Gay and bisexual men who are of 26 years of age or younger are more likely to be depressed than the heterosexual majority, a recent study conducted at the London School of Hygiene and Tropical Medicine has revealed.
Younger gay and bisexual men are twice more likely to be depressed or anxious than the older ones (above 45 years of age) sharing similar sexual interest, the study further said, Press Trust of India reported.
It took into account the responses of 5,799 gay and bisexual men aged 16 and over living in the UK. Depression, anxiety, attempted suicide and self-harm were examined against a range of life factors.
The researchers say that this is the first ever study that studies the mental health conditions among young gay and bisexual men living in the UK.
Poor mental health among the younger generation of gay/bisexual men may be because of the societal marginalisation or discrimination, which they are unable to handle.
The study added that younger gay men are six times more likely to harm themselves and even commit suicide than the older men of the same sexual orientation.
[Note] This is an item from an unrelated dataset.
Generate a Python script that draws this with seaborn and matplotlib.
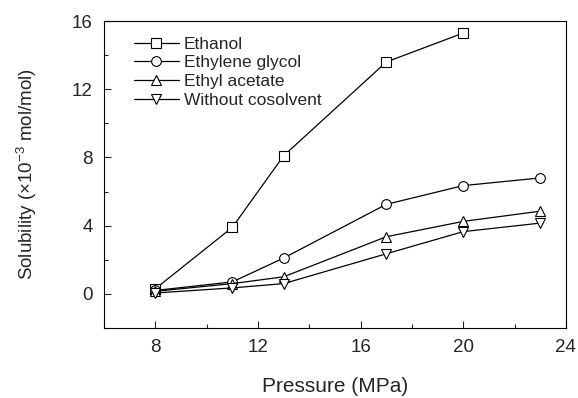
#!/usr/bin/env python3

"""Solubility vs pressure with different cosolvents."""

import matplotlib

matplotlib.use("Agg")
import matplotlib.pyplot as plt
import pandas as pd
import seaborn as sns
from matplotlib import rc
from matplotlib.ticker import MultipleLocator

sns.set_theme(style="ticks", context="paper")
rc("font", family=["Liberation Sans", "DejaVu Sans"])
rc("mathtext", fontset="custom", rm="Liberation Sans", it="Liberation Sans:italic")

# data
pressure_ethanol = [8, 11, 13, 17, 20]
ethanol = [0.3, 3.9, 8.1, 13.6, 15.3]
pressure = [8, 11, 13, 17, 20, 23]
ethylene_glycol = [0.2, 0.7, 2.1, 5.25, 6.35, 6.8]
ethyl_acetate = [0.15, 0.6, 1.0, 3.35, 4.25, 4.85]
without_cosolvent = [0.05, 0.35, 0.6, 2.35, 3.65, 4.15]

series = ["Ethanol", "Ethylene glycol", "Ethyl acetate", "Without cosolvent"]
markers = ["s", "o", "^", "v"]


def main():
    frames = [
        pd.DataFrame({"p": pressure_ethanol, "s": ethanol, "name": series[0]}),
        pd.DataFrame({"p": pressure, "s": ethylene_glycol, "name": series[1]}),
        pd.DataFrame({"p": pressure, "s": ethyl_acetate, "name": series[2]}),
        pd.DataFrame({"p": pressure, "s": without_cosolvent, "name": series[3]}),
    ]
    data = pd.concat(frames, ignore_index=True)

    fig = plt.figure(figsize=(5.78, 3.98), dpi=100)
    ax = fig.add_axes([0.18, 0.176, 0.799, 0.771])
    sns.lineplot(
        data=data,
        x="p",
        y="s",
        hue="name",
        style="name",
        hue_order=series,
        style_order=series,
        palette=["black"] * 4,
        markers=dict(zip(series, markers)),
        dashes=False,
        markersize=7,
        markerfacecolor="white",
        markeredgecolor="black",
        markeredgewidth=0.8,
        linewidth=0.9,
        ax=ax,
    )

    ax.set_xlim(6, 24)
    ax.set_ylim(-2, 16)
    ax.xaxis.set_major_locator(MultipleLocator(4))
    ax.xaxis.set_minor_locator(MultipleLocator(2))
    ax.yaxis.set_major_locator(MultipleLocator(4))
    ax.yaxis.set_minor_locator(MultipleLocator(2))
    ax.tick_params(which="both", direction="in", labelsize=13.5, width=0.8)
    ax.tick_params(which="major", length=5, pad=8)
    ax.tick_params(which="minor", length=3)
    for sp in ax.spines.values():
        sp.set_linewidth(0.8)
        sp.set_color("black")

    ax.set_xlabel("Pressure (MPa)", fontsize=15, labelpad=15)
    ax.set_ylabel(r"Solubility ($\times$10$^{-3}$ mol/mol)", fontsize=13.5, labelpad=24)

    handles, labels = ax.get_legend_handles_labels()
    ax.legend(
        handles,
        labels,
        loc="upper left",
        bbox_to_anchor=(0.03, 1.0),
        frameon=False,
        fontsize=12.5,
        handlelength=2.6,
        handletextpad=0.3,
        labelspacing=0.2,
    )

    fig.savefig("out.png", dpi=100)
    plt.close(fig)


if __name__ == "__main__":
    main()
The researchers are still investigating the causes behind the unhappiness among young homosexual, bisexual men.
"Mental illness is one of the biggest health challenges facing the world today and can affect people from all walks of life," Ford Hickson, lead author of study, said.
He added that although it is clear that the minority groups are at a greater risk of poor mental health conditions, but differences of psychological health within the same group is unclear.
The study informed that various factors such as age, ethnicity and education also determined the status of mental health among young gay/bisexual men.
It found that Black gay and bisexual men were twice more likely to be depressed and five times more likely to have attempted suicide than White men.
Homosexual and bisexual men who were less educated also suffered from increased bouts of depression and anxiety. "Our study showed that among gay and bisexual men, age and ethnicity had a significant impact on mental health, as did income and education," Hickson said.
Older men can cope homophobia, marginalisation that lead to depression, anxiety well than younger gay and bisexual men, the study added.
The research highlighted that men can reduce their chances of suffering from depression, anxiety and suicidal thoughts by 50 percent if they prefer to live with a partner.